> Written instruction:
Retype all of the listing exactly, passing over any picture you find.

====== Given material

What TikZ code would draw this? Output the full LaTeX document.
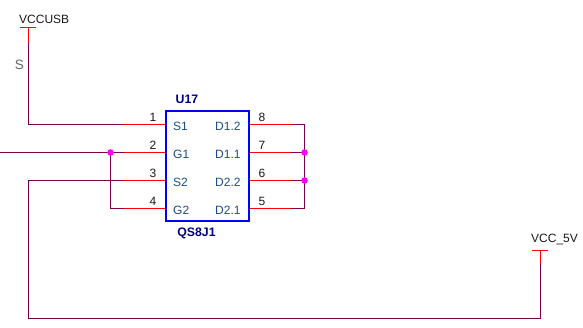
\documentclass[tikz,border=0pt]{standalone}
\usepackage{fontspec}
\setmainfont{Liberation Sans}
\definecolor{wirec}{RGB}{128,0,72}
\definecolor{pinc}{RGB}{255,0,0}
\definecolor{boxc}{RGB}{0,0,255}
\definecolor{namec}{RGB}{0,0,128}
\definecolor{pintxt}{RGB}{30,75,135}
\definecolor{dotc}{RGB}{255,0,255}
\tikzset{
 wire/.style={draw=wirec,line width=1.1pt},
 pin/.style={draw=pinc,line width=1.1pt},
 lbl/.style={inner sep=0pt,font=\fontsize{12}{14}\selectfont,text=black!90},
 pinname/.style={inner sep=0pt,font=\fontsize{12}{14}\selectfont,text=pintxt},
 refname/.style={inner sep=0pt,font=\bfseries\fontsize{12.3}{14}\selectfont,text=namec},
 dot/.style={circle,fill=dotc,inner sep=0pt,minimum size=6.5pt},
 chip/.style={draw=boxc,line width=1.6pt,minimum width=83pt,minimum height=110pt,inner sep=0pt,outer sep=0pt}
}
\begin{document}
\begin{tikzpicture}[x=1pt,y=-1pt]
\useasboundingbox (0,0) rectangle (583,328);
\fill[white] (0,0) rectangle (583,328);
\coordinate (p1) at (166,124.5);\coordinate (p2) at (166,152.5);\coordinate (p3) at (166,180.5);\coordinate (p4) at (166,208.5);
\coordinate (p8) at (249,124.5);\coordinate (p7) at (249,152.5);\coordinate (p6) at (249,180.5);\coordinate (p5) at (249,208.5);
\coordinate (q1) at (124,124.5);\coordinate (q2) at (124,152.5);\coordinate (q3) at (124,180.5);\coordinate (q4) at (124,208.5);
\coordinate (q8) at (291,124.5);\coordinate (q7) at (291,152.5);\coordinate (q6) at (291,180.5);\coordinate (q5) at (291,208.5);
\coordinate (usbtop) at (28.5,27.5);\coordinate (usbmid) at (28.5,43);\coordinate (usbbot) at (28.5,124.5);
\coordinate (vcctop) at (540.5,250.5);\coordinate (vccmid) at (540.5,264);\coordinate (vccbot) at (540.5,318.5);
\coordinate (botleft) at (28.5,318.5);\coordinate (s2left) at (28.5,180.5);
\coordinate (g1left) at (0,152.5);
\coordinate (ju) at (110.5,152.5);\coordinate (jg) at (110.5,208.5);
\coordinate (bus1) at (304.5,124.5);\coordinate (bus2) at (304.5,152.5);\coordinate (bus3) at (304.5,180.5);\coordinate (bus4) at (304.5,208.5);
\coordinate (usbl) at (20,27.5);\coordinate (usbr) at (36,27.5);
\coordinate (vccl) at (532,250.5);\coordinate (vccr) at (548,250.5);
% wires
\draw[wire] (usbmid) -- (usbbot) -- (q1);
\draw[wire] (g1left) -- (q2);
\draw[wire] (ju) -- (jg) -- (q4);
\draw[wire] (q3) -- (s2left) -- (botleft) -- (vccbot) -- (vccmid);
\draw[wire] (q8) -- (bus1) -- (bus4) -- (q5);
\draw[wire] (q7) -- (bus2);
\draw[wire] (q6) -- (bus3);
% pins
\foreach \a/\b in {p1/q1,p2/q2,p3/q3,p4/q4,p8/q8,p7/q7,p6/q6,p5/q5,usbtop/usbmid,vcctop/vccmid}
  \draw[pin] (\a) -- (\b);
\draw[pin] (usbl) -- (usbr);
\draw[pin] (vccl) -- (vccr);
\node[chip] (u) at (207.5,166) {};
% junctions
\node[dot] (d1) at (ju) {};
\node[dot] (d2) at (bus2) {};
\node[dot] (d3) at (bus3) {};
% labels
\node[lbl,anchor=west] (t1) at (19,19) {VCCUSB};
\node[lbl,anchor=west] (t2) at (531,240) {VCC\_5V};
\node[lbl,text=black!60,font=\fontsize{13.5}{15}\selectfont] (s) at (19.5,65) {S};
\node[refname] (r1) at (187,99.5) {U17};
\node[refname] (r2) at (196.5,233) {QS8J1};
\foreach \n/\x/\y/\t in {a/153/117/1,b/153/145.5/2,c/153/173/3,d/153/201/4,e/262/117/8,f/262/145.5/7,g/262/173/6,h/262/201/5}
  \node[lbl] (n\n) at (\x,\y) {\t};
\foreach \n/\y/\t in {a/126/S1,b/154.5/G1,c/182/S2,d/210/G2}
  \node[pinname,anchor=west] (l\n) at (173,\y) {\t};
\foreach \n/\y/\t in {a/126/D1.2,b/154.5/D1.1,c/182/D2.2,d/210/D2.1}
  \node[pinname,anchor=west] (m\n) at (215,\y) {\t};
\end{tikzpicture}
\end{document}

============

> Output for this task:
What TikZ code would draw this? Output the full LaTeX document.
\documentclass[tikz,border=0pt]{standalone}
\usepackage{fontspec}
\setmainfont{Liberation Sans}
\definecolor{wirec}{RGB}{128,0,72}
\definecolor{pinc}{RGB}{255,0,0}
\definecolor{boxc}{RGB}{0,0,255}
\definecolor{namec}{RGB}{0,0,128}
\definecolor{pintxt}{RGB}{30,75,135}
\definecolor{dotc}{RGB}{255,0,255}
\tikzset{
 wire/.style={draw=wirec,line width=1.1pt},
 pin/.style={draw=pinc,line width=1.1pt},
 lbl/.style={inner sep=0pt,font=\fontsize{12}{14}\selectfont,text=black!90},
 pinname/.style={inner sep=0pt,font=\fontsize{12}{14}\selectfont,text=pintxt},
 refname/.style={inner sep=0pt,font=\bfseries\fontsize{12.3}{14}\selectfont,text=namec},
 dot/.style={circle,fill=dotc,inner sep=0pt,minimum size=6.5pt},
 chip/.style={draw=boxc,line width=1.6pt,minimum width=83pt,minimum height=110pt,inner sep=0pt,outer sep=0pt}
}
\begin{document}
\begin{tikzpicture}[x=1pt,y=-1pt]
\useasboundingbox (0,0) rectangle (583,328);
\fill[white] (0,0) rectangle (583,328);
\coordinate (p1) at (166,124.5);\coordinate (p2) at (166,152.5);\coordinate (p3) at (166,180.5);\coordinate (p4) at (166,208.5);
\coordinate (p8) at (249,124.5);\coordinate (p7) at (249,152.5);\coordinate (p6) at (249,180.5);\coordinate (p5) at (249,208.5);
\coordinate (q1) at (124,124.5);\coordinate (q2) at (124,152.5);\coordinate (q3) at (124,180.5);\coordinate (q4) at (124,208.5);
\coordinate (q8) at (291,124.5);\coordinate (q7) at (291,152.5);\coordinate (q6) at (291,180.5);\coordinate (q5) at (291,208.5);
\coordinate (usbtop) at (28.5,27.5);\coordinate (usbmid) at (28.5,43);\coordinate (usbbot) at (28.5,124.5);
\coordinate (vcctop) at (540.5,250.5);\coordinate (vccmid) at (540.5,264);\coordinate (vccbot) at (540.5,318.5);
\coordinate (botleft) at (28.5,318.5);\coordinate (s2left) at (28.5,180.5);
\coordinate (g1left) at (0,152.5);
\coordinate (ju) at (110.5,152.5);\coordinate (jg) at (110.5,208.5);
\coordinate (bus1) at (304.5,124.5);\coordinate (bus2) at (304.5,152.5);\coordinate (bus3) at (304.5,180.5);\coordinate (bus4) at (304.5,208.5);
\coordinate (usbl) at (20,27.5);\coordinate (usbr) at (36,27.5);
\coordinate (vccl) at (532,250.5);\coordinate (vccr) at (548,250.5);
% wires
\draw[wire] (usbmid) -- (usbbot) -- (q1);
\draw[wire] (g1left) -- (q2);
\draw[wire] (ju) -- (jg) -- (q4);
\draw[wire] (q3) -- (s2left) -- (botleft) -- (vccbot) -- (vccmid);
\draw[wire] (q8) -- (bus1) -- (bus4) -- (q5);
\draw[wire] (q7) -- (bus2);
\draw[wire] (q6) -- (bus3);
% pins
\foreach \a/\b in {p1/q1,p2/q2,p3/q3,p4/q4,p8/q8,p7/q7,p6/q6,p5/q5,usbtop/usbmid,vcctop/vccmid}
  \draw[pin] (\a) -- (\b);
\draw[pin] (usbl) -- (usbr);
\draw[pin] (vccl) -- (vccr);
\node[chip] (u) at (207.5,166) {};
% junctions
\node[dot] (d1) at (ju) {};
\node[dot] (d2) at (bus2) {};
\node[dot] (d3) at (bus3) {};
% labels
\node[lbl,anchor=west] (t1) at (19,19) {VCCUSB};
\node[lbl,anchor=west] (t2) at (531,240) {VCC\_5V};
\node[lbl,text=black!60,font=\fontsize{13.5}{15}\selectfont] (s) at (19.5,65) {S};
\node[refname] (r1) at (187,99.5) {U17};
\node[refname] (r2) at (196.5,233) {QS8J1};
\foreach \n/\x/\y/\t in {a/153/117/1,b/153/145.5/2,c/153/173/3,d/153/201/4,e/262/117/8,f/262/145.5/7,g/262/173/6,h/262/201/5}
  \node[lbl] (n\n) at (\x,\y) {\t};
\foreach \n/\y/\t in {a/126/S1,b/154.5/G1,c/182/S2,d/210/G2}
  \node[pinname,anchor=west] (l\n) at (173,\y) {\t};
\foreach \n/\y/\t in {a/126/D1.2,b/154.5/D1.1,c/182/D2.2,d/210/D2.1}
  \node[pinname,anchor=west] (m\n) at (215,\y) {\t};
\end{tikzpicture}
\end{document}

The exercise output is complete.